The distinctive signs in the windows detailing the weekly specials? Those hand-painted signs are the work of Dwayne Dickerson, an artist who has been creating the store’s sole advertisements for years. He drives all the way from Apison, Tenn., to shop downtown and drop off the signs every week.
And on film The tag line for “For Real” reads, “Buehler’s Market, not just a grocery store,” and the documentary chronicles Groppe’s “learning adventure” of discovering what the store is and how to translate that certain something hidden in the most unlikely of Chattanooga addresses to film.
The 20-minute reel features the history of the market from its roots as an Illinois chain to today, when it is the last remaining Buehler’s Market.
There are interviews with the Better Business Bureau, detailing the store’s top rating, and Charles Coolidge, who can remember the days of walking to the store for a Hershey’s chocolate bar.
Luther Masingill-a piece of Chattanooga history himself and a voice that several Buehler’s Market shoppers listen to in the mornings on the way to work-provides the documentary’s narration, reading Groppe’s script.
“Buehler’s Market has some [Chattanooga-area] produce, and their warehouse is in Alabama,” Groppe said. “That is a great example that there’s not a food desert downtown.
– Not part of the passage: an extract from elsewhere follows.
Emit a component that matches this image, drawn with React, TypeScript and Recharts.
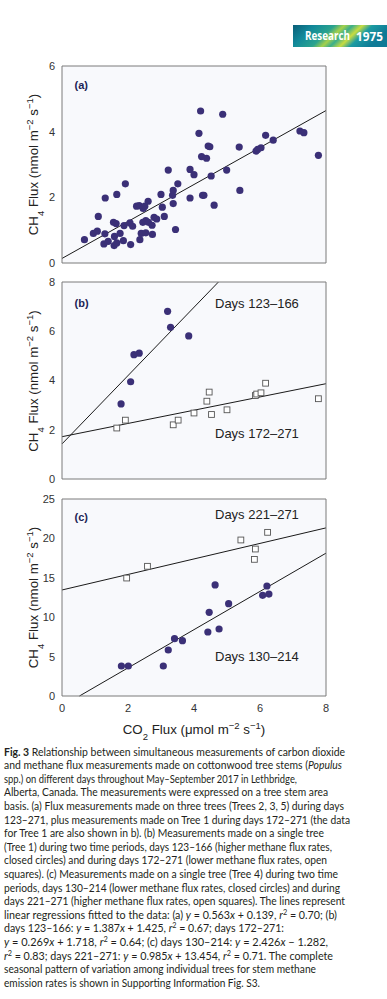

There’s actually a family-owned business that employs 25 people with full benefits and is areally well-run business.”
Groppe has grounded her post-college years in community work: Her resume includes time at Mark Marking and Crabtree Farms.
She acquired most of her film skills from friends and online tutorials, as well as a little professional advice from UTC Professor Linda Duvosin, who has worked for the Discovery Channel.
Duvosin took note of Groppe’s content-writing abilities, which has led to a few opportunities for the UTC graduate, in addition to the potential purchase of the film by the University of Mississippi.
“For Real” will screen tonight at the free, outdoor event and then again on Friday, April 19 at 7:30 p.m. for an indoor showing at Lindsay Street Hall.